Search the material for the word "standalone" and report each line where it turns up.
########################################
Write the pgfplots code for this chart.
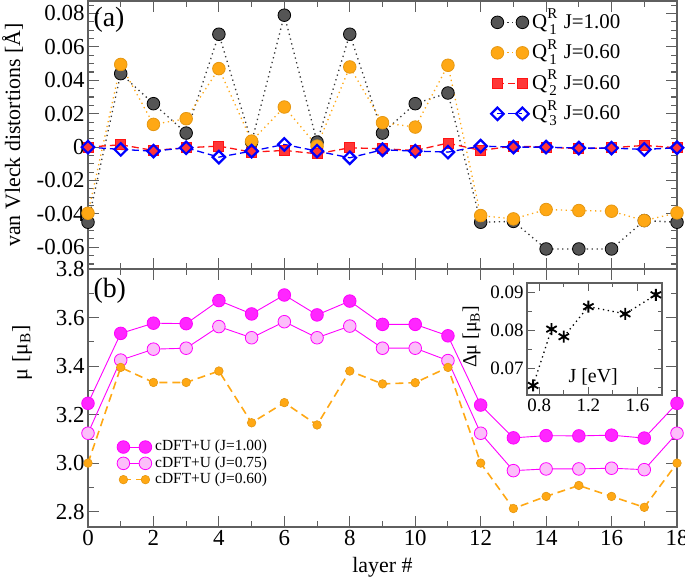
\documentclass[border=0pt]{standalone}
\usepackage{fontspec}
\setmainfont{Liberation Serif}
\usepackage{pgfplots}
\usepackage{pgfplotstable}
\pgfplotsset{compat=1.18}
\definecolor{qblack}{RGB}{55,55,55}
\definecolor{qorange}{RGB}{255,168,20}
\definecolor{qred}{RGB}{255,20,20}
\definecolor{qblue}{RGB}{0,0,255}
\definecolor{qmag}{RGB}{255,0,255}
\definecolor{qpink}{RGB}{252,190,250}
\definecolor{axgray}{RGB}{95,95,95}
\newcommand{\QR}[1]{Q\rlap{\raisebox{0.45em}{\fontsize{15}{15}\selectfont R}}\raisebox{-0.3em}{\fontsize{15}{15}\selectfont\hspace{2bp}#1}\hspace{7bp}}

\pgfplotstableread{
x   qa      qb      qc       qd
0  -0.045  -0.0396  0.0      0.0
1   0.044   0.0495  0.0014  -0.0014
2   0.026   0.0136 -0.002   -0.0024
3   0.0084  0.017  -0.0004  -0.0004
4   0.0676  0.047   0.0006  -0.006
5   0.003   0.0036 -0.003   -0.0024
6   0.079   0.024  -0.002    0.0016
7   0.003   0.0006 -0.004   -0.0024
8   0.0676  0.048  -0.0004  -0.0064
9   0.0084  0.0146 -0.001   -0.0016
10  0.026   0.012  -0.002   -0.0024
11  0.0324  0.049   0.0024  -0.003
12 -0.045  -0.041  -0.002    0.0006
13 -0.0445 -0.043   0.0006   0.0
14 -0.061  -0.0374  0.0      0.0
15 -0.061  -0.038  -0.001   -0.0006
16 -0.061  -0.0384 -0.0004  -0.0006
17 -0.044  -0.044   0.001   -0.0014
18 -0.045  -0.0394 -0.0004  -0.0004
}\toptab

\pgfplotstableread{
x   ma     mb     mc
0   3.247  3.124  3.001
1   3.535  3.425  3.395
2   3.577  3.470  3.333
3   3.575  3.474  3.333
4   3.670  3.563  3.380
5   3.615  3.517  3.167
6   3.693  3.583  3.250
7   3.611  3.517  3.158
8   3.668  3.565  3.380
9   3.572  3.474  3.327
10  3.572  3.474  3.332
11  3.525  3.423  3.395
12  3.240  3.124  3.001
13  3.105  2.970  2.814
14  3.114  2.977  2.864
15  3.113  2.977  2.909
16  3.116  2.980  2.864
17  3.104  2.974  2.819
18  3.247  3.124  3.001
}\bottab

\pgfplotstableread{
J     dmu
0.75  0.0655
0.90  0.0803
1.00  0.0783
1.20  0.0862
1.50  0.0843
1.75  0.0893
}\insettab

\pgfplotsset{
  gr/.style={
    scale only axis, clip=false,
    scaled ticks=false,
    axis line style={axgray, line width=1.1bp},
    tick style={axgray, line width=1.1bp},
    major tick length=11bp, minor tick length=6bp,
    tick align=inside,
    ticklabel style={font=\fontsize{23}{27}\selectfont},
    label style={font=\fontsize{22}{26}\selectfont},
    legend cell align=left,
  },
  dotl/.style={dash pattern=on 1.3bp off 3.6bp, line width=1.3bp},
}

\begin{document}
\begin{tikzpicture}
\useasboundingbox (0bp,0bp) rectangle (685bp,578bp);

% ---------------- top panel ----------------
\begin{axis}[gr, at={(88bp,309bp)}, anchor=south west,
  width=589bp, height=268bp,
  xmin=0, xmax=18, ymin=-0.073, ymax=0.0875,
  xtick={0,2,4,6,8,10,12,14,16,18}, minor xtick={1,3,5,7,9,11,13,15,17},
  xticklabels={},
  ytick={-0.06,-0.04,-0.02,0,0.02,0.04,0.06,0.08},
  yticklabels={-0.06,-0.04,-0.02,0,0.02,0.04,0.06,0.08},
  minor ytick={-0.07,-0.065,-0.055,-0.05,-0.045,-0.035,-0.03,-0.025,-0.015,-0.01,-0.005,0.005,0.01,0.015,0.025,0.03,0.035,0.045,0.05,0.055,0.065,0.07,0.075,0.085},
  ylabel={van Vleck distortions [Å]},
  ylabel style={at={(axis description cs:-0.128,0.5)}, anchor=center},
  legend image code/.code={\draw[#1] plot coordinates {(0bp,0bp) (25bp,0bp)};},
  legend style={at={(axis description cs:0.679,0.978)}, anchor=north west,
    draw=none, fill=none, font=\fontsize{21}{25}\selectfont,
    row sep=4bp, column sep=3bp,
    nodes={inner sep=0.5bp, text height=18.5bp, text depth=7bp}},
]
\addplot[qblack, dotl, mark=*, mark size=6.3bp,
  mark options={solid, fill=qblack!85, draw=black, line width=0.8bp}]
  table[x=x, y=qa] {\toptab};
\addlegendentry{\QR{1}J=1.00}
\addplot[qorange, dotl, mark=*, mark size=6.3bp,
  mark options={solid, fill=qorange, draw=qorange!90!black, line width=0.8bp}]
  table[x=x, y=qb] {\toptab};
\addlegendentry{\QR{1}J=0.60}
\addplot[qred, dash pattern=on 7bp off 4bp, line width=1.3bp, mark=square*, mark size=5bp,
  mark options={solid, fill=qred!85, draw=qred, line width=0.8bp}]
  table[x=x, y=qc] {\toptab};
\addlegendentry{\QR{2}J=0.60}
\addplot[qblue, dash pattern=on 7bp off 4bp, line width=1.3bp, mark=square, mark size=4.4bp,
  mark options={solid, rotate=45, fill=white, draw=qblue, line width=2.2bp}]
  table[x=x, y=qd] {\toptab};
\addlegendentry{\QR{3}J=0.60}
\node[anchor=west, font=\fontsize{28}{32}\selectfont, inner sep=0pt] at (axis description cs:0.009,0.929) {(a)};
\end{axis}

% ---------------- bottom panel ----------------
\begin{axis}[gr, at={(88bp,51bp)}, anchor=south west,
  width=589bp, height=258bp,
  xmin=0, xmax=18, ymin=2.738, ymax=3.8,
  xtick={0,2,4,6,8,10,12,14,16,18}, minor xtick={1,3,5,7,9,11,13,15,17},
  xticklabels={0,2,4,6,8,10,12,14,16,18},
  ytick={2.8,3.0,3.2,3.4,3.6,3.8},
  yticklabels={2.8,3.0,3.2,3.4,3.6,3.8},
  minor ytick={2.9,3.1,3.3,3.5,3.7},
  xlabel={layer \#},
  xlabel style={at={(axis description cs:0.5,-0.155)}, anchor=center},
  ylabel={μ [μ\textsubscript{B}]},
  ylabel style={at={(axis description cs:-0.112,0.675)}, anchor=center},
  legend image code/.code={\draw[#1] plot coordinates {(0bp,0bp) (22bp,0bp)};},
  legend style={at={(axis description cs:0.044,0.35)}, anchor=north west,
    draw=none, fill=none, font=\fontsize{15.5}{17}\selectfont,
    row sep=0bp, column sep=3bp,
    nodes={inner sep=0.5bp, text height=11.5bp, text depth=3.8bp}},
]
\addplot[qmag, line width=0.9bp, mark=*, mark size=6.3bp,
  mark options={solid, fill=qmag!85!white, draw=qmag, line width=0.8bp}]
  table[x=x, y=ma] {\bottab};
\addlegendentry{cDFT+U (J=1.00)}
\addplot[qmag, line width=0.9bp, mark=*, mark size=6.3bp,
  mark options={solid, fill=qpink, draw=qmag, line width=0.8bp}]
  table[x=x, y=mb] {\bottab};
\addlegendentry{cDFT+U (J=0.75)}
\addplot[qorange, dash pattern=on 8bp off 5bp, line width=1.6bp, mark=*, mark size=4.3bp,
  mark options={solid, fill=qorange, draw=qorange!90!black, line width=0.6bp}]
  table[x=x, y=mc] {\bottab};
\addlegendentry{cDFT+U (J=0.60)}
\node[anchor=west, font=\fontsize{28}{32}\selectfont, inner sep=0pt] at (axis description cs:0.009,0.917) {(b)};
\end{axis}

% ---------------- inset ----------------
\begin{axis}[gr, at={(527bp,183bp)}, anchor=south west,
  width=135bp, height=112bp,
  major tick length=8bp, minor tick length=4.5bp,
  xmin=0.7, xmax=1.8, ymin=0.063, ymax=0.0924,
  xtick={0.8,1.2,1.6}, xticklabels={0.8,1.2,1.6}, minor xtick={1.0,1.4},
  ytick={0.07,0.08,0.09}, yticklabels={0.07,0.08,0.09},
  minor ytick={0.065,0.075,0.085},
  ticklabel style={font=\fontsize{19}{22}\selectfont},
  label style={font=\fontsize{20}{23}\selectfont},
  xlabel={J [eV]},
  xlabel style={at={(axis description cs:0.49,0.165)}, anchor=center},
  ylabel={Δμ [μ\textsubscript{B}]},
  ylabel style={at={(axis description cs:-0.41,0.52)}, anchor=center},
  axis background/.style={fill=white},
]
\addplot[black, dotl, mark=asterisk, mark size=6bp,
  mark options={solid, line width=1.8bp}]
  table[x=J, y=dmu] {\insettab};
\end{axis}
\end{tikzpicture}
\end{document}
########################################
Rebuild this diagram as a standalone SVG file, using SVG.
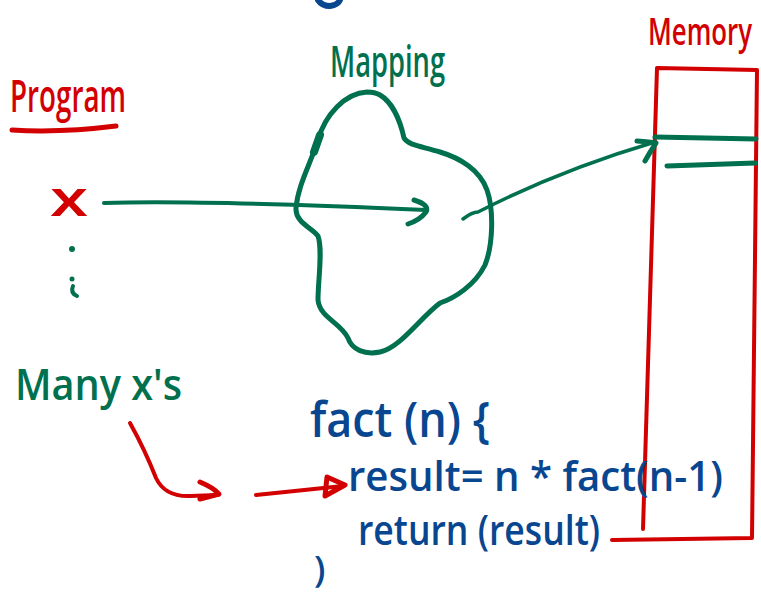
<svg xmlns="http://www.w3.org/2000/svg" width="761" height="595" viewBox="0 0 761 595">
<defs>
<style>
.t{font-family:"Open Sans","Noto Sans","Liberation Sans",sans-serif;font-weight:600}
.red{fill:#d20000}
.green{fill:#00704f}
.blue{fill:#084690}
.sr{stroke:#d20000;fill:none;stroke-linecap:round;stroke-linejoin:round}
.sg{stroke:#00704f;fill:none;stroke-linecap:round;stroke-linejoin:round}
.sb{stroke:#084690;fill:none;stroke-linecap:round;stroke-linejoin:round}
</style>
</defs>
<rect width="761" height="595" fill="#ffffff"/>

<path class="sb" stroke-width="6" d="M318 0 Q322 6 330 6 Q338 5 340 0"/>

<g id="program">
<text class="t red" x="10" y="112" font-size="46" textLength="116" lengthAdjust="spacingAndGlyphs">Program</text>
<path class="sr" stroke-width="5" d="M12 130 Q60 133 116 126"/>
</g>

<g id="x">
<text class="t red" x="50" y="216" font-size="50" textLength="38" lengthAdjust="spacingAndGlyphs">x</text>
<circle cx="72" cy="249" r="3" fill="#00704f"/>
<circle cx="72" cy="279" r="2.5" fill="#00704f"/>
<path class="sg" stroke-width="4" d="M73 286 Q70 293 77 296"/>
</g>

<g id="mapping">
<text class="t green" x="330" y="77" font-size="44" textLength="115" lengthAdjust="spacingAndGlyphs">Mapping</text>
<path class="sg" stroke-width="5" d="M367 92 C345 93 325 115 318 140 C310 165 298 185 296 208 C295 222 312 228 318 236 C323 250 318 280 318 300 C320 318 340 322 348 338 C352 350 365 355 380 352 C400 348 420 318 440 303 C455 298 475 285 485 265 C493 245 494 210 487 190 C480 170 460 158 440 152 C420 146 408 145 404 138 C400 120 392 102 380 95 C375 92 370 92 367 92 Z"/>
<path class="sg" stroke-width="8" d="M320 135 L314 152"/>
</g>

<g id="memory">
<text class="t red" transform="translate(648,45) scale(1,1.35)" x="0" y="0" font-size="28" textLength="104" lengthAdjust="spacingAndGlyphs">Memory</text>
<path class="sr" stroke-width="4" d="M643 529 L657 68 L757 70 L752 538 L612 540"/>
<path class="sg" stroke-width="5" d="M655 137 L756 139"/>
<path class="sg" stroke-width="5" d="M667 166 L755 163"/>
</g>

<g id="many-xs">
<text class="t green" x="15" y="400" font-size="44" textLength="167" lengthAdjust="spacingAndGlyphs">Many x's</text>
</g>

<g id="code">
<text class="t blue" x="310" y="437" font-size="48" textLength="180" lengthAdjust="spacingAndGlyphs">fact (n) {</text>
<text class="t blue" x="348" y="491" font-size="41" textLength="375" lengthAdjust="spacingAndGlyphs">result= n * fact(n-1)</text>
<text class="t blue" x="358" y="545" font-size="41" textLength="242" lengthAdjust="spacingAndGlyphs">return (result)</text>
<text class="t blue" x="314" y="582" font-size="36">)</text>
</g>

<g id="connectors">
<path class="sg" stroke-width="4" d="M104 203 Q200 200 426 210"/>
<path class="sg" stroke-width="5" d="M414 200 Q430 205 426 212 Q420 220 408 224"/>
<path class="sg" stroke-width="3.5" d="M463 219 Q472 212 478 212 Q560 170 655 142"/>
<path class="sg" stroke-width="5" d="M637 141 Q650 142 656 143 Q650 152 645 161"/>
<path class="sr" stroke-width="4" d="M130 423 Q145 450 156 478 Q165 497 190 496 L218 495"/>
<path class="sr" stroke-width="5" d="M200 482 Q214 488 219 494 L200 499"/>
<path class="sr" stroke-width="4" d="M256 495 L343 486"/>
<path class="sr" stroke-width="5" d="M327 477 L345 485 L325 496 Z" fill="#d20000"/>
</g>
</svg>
########################################
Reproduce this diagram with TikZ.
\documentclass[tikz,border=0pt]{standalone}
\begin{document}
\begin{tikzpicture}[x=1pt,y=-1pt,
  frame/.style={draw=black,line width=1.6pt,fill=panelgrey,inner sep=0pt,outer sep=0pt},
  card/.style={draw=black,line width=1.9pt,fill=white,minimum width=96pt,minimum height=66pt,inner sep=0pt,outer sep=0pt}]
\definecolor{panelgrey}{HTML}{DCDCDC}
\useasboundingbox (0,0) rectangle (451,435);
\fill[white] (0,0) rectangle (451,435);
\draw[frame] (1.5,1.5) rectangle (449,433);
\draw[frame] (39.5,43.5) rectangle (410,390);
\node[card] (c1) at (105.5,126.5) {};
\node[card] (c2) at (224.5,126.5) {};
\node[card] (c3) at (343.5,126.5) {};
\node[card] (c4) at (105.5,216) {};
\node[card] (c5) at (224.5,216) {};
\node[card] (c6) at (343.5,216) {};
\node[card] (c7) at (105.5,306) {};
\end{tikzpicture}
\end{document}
########################################
** Finished exercise **
\documentclass[border=0pt]{standalone}
Rebuild this diagram as a standalone SVG file, using SVG.
\documentclass[tikz,border=0pt]{standalone}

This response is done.